13年7月にタイとマレーシアでビザを免除した結果、1年間でタイからは20万人、マレーシアからは7万人観光客が増えた。それだけではない。14年10月に免税制度が変わり、免税品目の拡大も追い風となった。

 13年に最も多く来日したのは韓国、続いて台湾、中国、米国、香港だったが、14年は韓国を抜いて台湾が1位になり、韓国、中国、香港となった。

「今年1月に、中国でビザの要件を緩和したこともあり、今後は中国からの観光客が増えるでしょう。消費総額も3兆円に達するかもしれません」(太田さん)

 政府は東京五輪の20年に2千万人の外国人観光客を呼び込む目標を立てているが、このまま円安が続けば、今年にも1500万人を超え、来年に目標を達成してもおかしくないという。

 特に、中国人は最も消費額が多く、14年は総額5583億円(全体の27.5%)にもなった。中国では5月に3連休の労働節休暇、10月には国慶節がある。連休があるたびに“爆買い”が期待できるというのだ。

 訪日外国人の“インバウンド消費”をにらんで、銀座では、観光客を受け入れるための開発が急ピッチで行われている。

 免税店を兼ね備えた商業施設の建設のほか、三越伊勢丹グループは、三越銀座店の免税カウンター枠を広げて、店内で外国語対応のスタッフを増員。8階のフロアを空港型免税店に改装して、購入した商品を羽田、成田の空港内で受け取れるようにするという。

 さらに、中国の富裕層は、もっとおいしい食事や、かけ流しの温泉を求めて、団体から個人旅行にシフトしているという。『なぜ中国人は日本のトイレの虜になるのか?』(中公新書ラクレ)の著者でジャーナリストの中島恵さんが言う。

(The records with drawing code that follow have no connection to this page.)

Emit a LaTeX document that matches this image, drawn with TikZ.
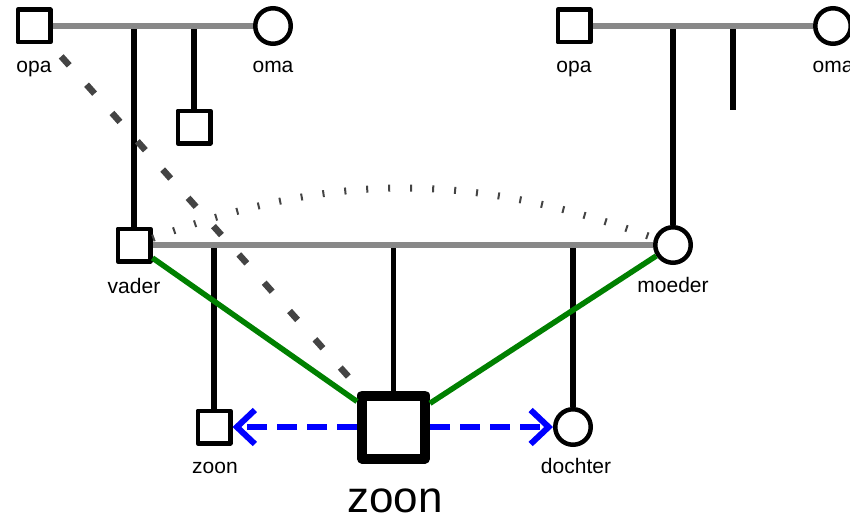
\documentclass[tikz,border=0pt]{standalone}
\usepackage{fontspec}
\setmainfont{Liberation Sans}
\usepackage{tikz}
\usetikzlibrary{arrows.meta,calc,positioning,shapes}
\definecolor{lijngrijs}{RGB}{136,136,136}
\definecolor{donkergrijs}{RGB}{68,68,68}
\definecolor{groen}{RGB}{0,128,0}
\definecolor{blauw}{RGB}{0,0,255}
\tikzset{%
	man/.style      = {draw, rectangle, line width=4.5, line join=round, minimum size=32.5, inner sep=0, fill=white},
	vrouw/.style    = {draw, circle, line width=4.5, minimum size=35.5, inner sep=0, fill=white},
	ikzelf/.style   = {draw, rectangle, line width=10, line join=round, minimum size=63, inner sep=0, fill=white},
	naam/.style     = {anchor=base, inner sep=0, font=\fontsize{21}{25}\selectfont},
	grootnaam/.style= {anchor=base, inner sep=0, font=\fontsize{44}{52}\selectfont},
	relatie/.style  = {draw=lijngrijs, line width=5.5},
	kind/.style     = {draw=black, line width=5.5},
	band/.style     = {draw=groen, line width=5.5},
	afstand/.style  = {draw=donkergrijs, line width=6.5, dash pattern=on 12 off 26, dash phase=22},
	nabij/.style    = {draw=donkergrijs, line width=7, dash pattern=on 2 off 20},
	gericht/.style  = {draw=blauw, line width=6, dash pattern=on 20 off 10, -{Straight Barb[length=18pt,width=34pt]}},
}
\begin{document}
\begin{tikzpicture}[x=1pt,y=-1pt]
	\useasboundingbox (0,0) rectangle (850,519);
	\node[man]    (opaL)    at (34,26)    {};
	\node[vrouw]  (omaL)    at (273,26)   {};
	\node[man]    (kindL)   at (194,127)  {};
	\node[man]    (opaR)    at (574,26)   {};
	\node[vrouw]  (omaR)    at (833,26)   {};
	\node[man]    (vader)   at (134,245)  {};
	\node[vrouw]  (moeder)  at (673,245)  {};
	\node[man]    (zoonK)   at (214,427)  {};
	\node[ikzelf] (ik)      at (393.5,427) {};
	\node[vrouw]  (dochter) at (573,427)  {};
	\coordinate (stubR) at (733,110);
	\node[naam] (opaLnaam)    at (34,72)   {opa};
	\node[naam] (omaLnaam)    at (273,72)  {oma};
	\node[naam] (opaRnaam)    at (574,72)  {opa};
	\node[naam] (omaRnaam)    at (833,72)  {oma};
	\node[naam] (vadernaam)   at (134,293) {vader};
	\node[naam] (moedernaam)  at (673,292) {moeder};
	\node[naam] (zoonKnaam)   at (215,473) {zoon};
	\node[naam] (dochternaam) at (576,473) {dochter};
	\node[grootnaam] (iknaam) at (395,512) {zoon};
	\draw[kind] (vader |- opaL) -- (vader);
	\draw[kind] (kindL |- opaL) -- (kindL);
	\draw[kind] (moeder |- opaR) -- (moeder);
	\draw[kind] (stubR |- opaR) -- (stubR);
	\draw[kind] (zoonK |- vader) -- (zoonK);
	\draw[kind] (ik |- vader) -- (ik);
	\draw[kind] (dochter |- vader) -- (dochter);
	\draw[relatie] (opaL) -- (omaL);
	\draw[relatie] (opaR) -- (omaR);
	\draw[relatie] (vader) -- (moeder);
	\draw[nabij] (vader) to[bend left=20] (moeder);
	\draw[band] (vader) -- (ik);
	\draw[band] (moeder) -- (ik);
	\draw[afstand] (opaL) -- (ik);
	\draw[gericht] (ik) -- (zoonK);
	\draw[gericht] (ik) -- (dochter);
\end{tikzpicture}
\end{document}
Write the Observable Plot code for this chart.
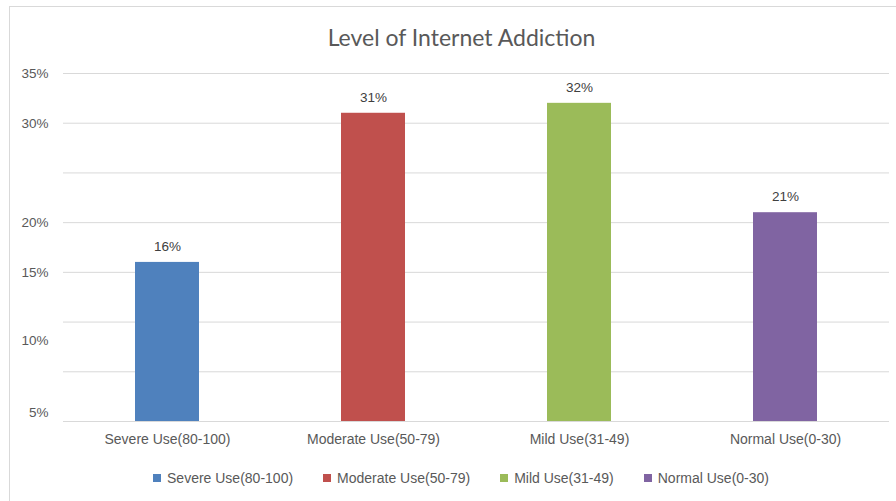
<!DOCTYPE html>
<html>
<head>
<meta charset="utf-8">
<script src="https://cdn.jsdelivr.net/npm/d3@7"></script>
<script src="https://cdn.jsdelivr.net/npm/@observablehq/plot@0.6"></script>
<style>
  html, body { margin: 0; padding: 0; background: #fff; }
  #chart { position: relative; width: 896px; height: 501px; overflow: hidden; }
  #frame { position: absolute; left: 9px; top: 6px; width: 910px; height: 520px;
           border: 1px solid #d9d9d9; box-sizing: border-box; pointer-events: none; }
  #legend { position: absolute; left: 0; top: 461px; width: 896px; }
  .lg-swatches { justify-content: center; font-family: "Liberation Sans", Arial, sans-serif;
                 font-size: 14px; color: #595959; padding-left: 56px; }
  .lg-swatch { margin-right: 30px !important; }
  .lg-swatch svg { margin-right: 6px !important; }
</style>
</head>
<body>
<div id="chart"><div id="frame"></div><div id="legend"></div></div>
<script>
// Share of respondents by level of internet addiction
const title = "Level of Internet Addiction";
const categories = ["Severe Use(80-100)", "Moderate Use(50-79)", "Mild Use(31-49)", "Normal Use(0-30)"];
const shares = [16, 31, 32, 21];
const colors = ["#4f81bd", "#c0504d", "#9bbb59", "#8064a2"];

// horizontal gridlines every 5%
const gridValues = [0, 5, 10, 15, 20, 25, 30, 35];
// y-axis labels as laid out on the chart
const tickLabels = ["35%", "30%", "20%", "15%", "10%", "5%"];
const tickValues = [35, 30, 20, 15, 8.1, 0.9];

const rows = categories.map((c, i) => ({category: c, share: shares[i]}));
const ticks = tickLabels.map((t, i) => ({label: t, value: tickValues[i]}));

const font = "'Liberation Sans', Arial, sans-serif";

const plot = Plot.plot({
  width: 896,
  height: 460,
  marginLeft: 63,
  marginRight: 7,
  marginTop: 73,
  marginBottom: 39,
  style: {fontFamily: font, background: "transparent", overflow: "visible"},
  x: {domain: categories, paddingInner: 0.69, paddingOuter: 0.345, label: null},
  y: {domain: [0, 35], axis: null},
  color: {domain: categories, range: colors},
  marks: [
    Plot.ruleY(gridValues, {stroke: "#d9d9d9", strokeWidth: 1}),
    Plot.barY(rows, {x: "category", y: "share", fill: "category"}),
    Plot.text(rows, {x: "category", y: "share", text: d => d.share + "%", dy: -16,
                     fontSize: 13.5, fill: "#404040"}),
    Plot.text(ticks, {y: "value", text: "label", frameAnchor: "left", textAnchor: "end",
                      dx: -15, fontSize: 13.5, fill: "#595959"}),
    Plot.axisX({tickSize: 0, tickPadding: 13, fontSize: 14, color: "#595959", label: null}),
    Plot.text([title], {frameAnchor: "top", lineAnchor: "middle", dx: -15, dy: -35, fontSize: 23,
                        fontFamily: "Lato, 'Open Sans', sans-serif", fill: "#595959"})
  ]
});
document.getElementById("chart").insertBefore(plot, document.getElementById("legend"));

const legend = plot.legend("color", {swatchSize: 8, className: "lg"});
document.getElementById("legend").appendChild(legend);
</script>
</body>
</html>
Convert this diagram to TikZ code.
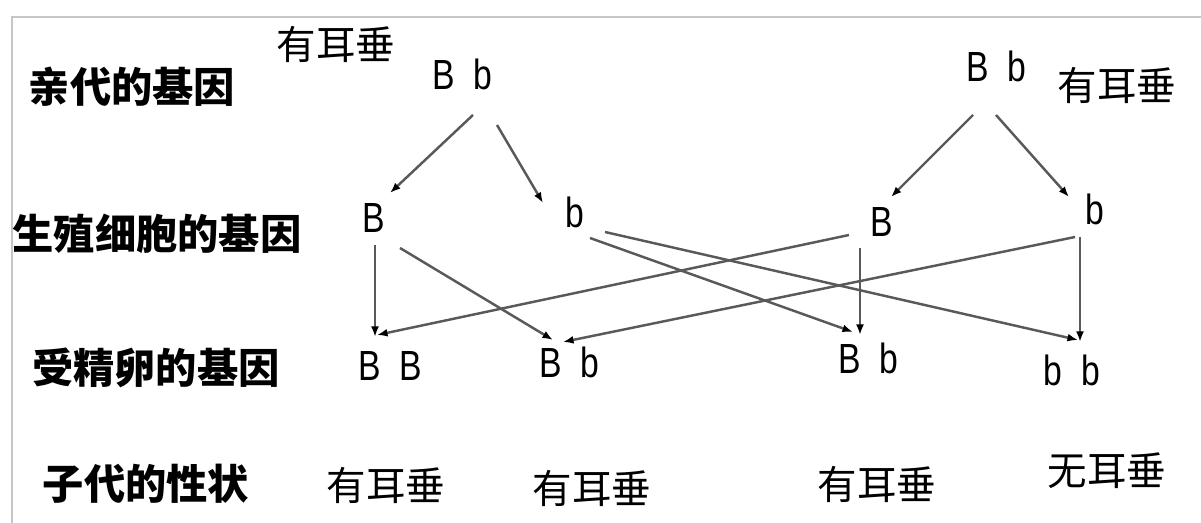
\documentclass[tikz,border=0pt]{standalone}
\usepackage{fontspec}
\setmainfont{Liberation Sans}
\newfontfamily\cjk{Noto Sans CJK SC}
\newfontfamily\genefont[FakeStretch=0.8]{Liberation Sans}
\usepackage{tikz}
\usetikzlibrary{arrows.meta,calc}

\tikzset{
  rowlabel/.style={font=\cjk\bfseries\fontsize{23.5}{24}\selectfont, inner sep=0pt},
  trait/.style={font=\cjk\fontsize{22.5}{24}\selectfont, inner sep=0pt},
  gene/.style={font=\genefont\fontsize{24}{26}\selectfont, inner sep=0pt},
  arr/.style={draw=gray!70!black, line width=1.4pt, -{Latex[length=6pt,width=4.5pt,color=black]}}
}

\begin{document}
\begin{tikzpicture}[x=0.02cm, y=-0.02cm]
            \useasboundingbox (0,0) rectangle (1201,523);
            % Frame
            \draw[gray!45, line width=1.1pt] (12,523) -- (12,17) -- (1201,17);

            % Row labels
            \node[rowlabel] (lbl0) at (132,87) {亲代的基因};
            \node[rowlabel] (lbl1) at (157,234) {生殖细胞的基因};
            \node[rowlabel] (lbl2) at (156,368) {受精卵的基因};
            \node[rowlabel] (lbl3) at (146,484) {子代的性状};

            % Parents
            \node[gene] (p1) at (462,74) {B\ \ b};
            \node[trait] (ph1) at (336,44) {有耳垂};
            \node[gene] (p2) at (996,66) {B\ \ b};
            \node[trait] (ph2) at (1117,85) {有耳垂};

            % Gametes
            \node[gene] (g1) at (374,218) {B};
            \node[gene] (g2) at (575,212) {b};
            \node[gene] (g3) at (882,222) {B};
            \node[gene] (g4) at (1095,209) {b};

            % Zygotes
            \node[gene] (z1) at (390,366) {B\ \ B};
            \node[gene] (z2) at (569,362) {B\ \ b};
            \node[gene] (z3) at (868,358) {B\ \ b};
            \node[gene] (z4) at (1072,370) {b\ \ b};

            % Offspring
            \node[trait] (o1) at (386,485) {有耳垂};
            \node[trait] (o2) at (592,488) {有耳垂};
            \node[trait] (o3) at (877,484) {有耳垂};
            \node[trait] (o4) at (1107,471) {无耳垂};

            % Parents to gametes
            \draw[arr] ($(p1)+(11,41)$) -- ($(g1)+(16,-25)$);
            \draw[arr] ($(p1)+(35,51)$) -- ($(g2)+(-32,-9)$);
            \draw[arr] ($(p2)+(-23,49)$) -- ($(g3)+(9,-25)$);
            \draw[arr] ($(p2)+(0,49)$) -- ($(g4)+(-26,-12)$);

            % Gametes to zygotes
            \draw[arr] ($(g1)+(1,27)$) -- ($(z1)+(-15,-29)$);
            \draw[arr] ($(g1)+(26,30)$) -- ($(z2)+(-16,-22)$);
            \draw[arr] ($(g2)+(15,26)$) -- ($(z3)+(-15,-26)$);
            \draw[arr] ($(g2)+(30,20)$) -- ($(z4)+(6,-30)$);
            \draw[arr] ($(g3)+(-22,26)$) -- ($(z3)+(-8,-23)$);
            \draw[arr] ($(g3)+(-33,13)$) -- ($(z1)+(-13,-31)$);
            \draw[arr] ($(g4)+(-15,28)$) -- ($(z4)+(8,-28)$);
            \draw[arr] ($(g4)+(-20,28)$) -- ($(z2)+(-6,-20)$);
        \end{tikzpicture}
\end{document}
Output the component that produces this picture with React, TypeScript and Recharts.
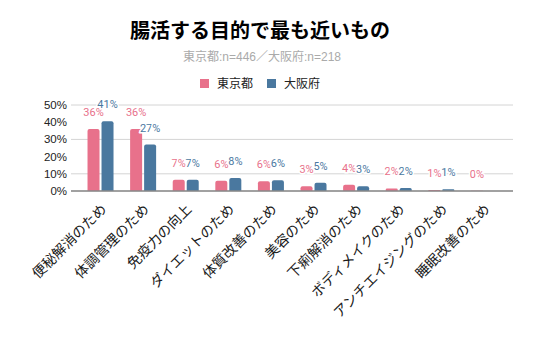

「富裕層の間では“癒やし”がテーマになっています。茶の湯や歌舞伎などの伝統文化、神社仏閣めぐりなど、ほかの中国人団体観光客が絶対に来ない、名旅館、高級ホテルで静かに過ごしたいという声をよく聞きます」

 オーダーメイドのツアーの要望に応えようと、日本各地の観光地ではインフラ整備が急ピッチだ。注目したい点はまだある。

「14年には大型クルーズ船での訪日客が、前年と比べて24万人増の41万人に達しました。大型客船が寄港できるよう、長崎県の佐世保市のように、港湾拡張工事を行う港も出ています」(太田さん)

 インバウンド効果の波は、確実に日本の地方にも浸透している。少子高齢化で将来の消費の伸びが期待できないニッポン。外国人観光客の“爆買い”が、日本経済を救うかもしれない。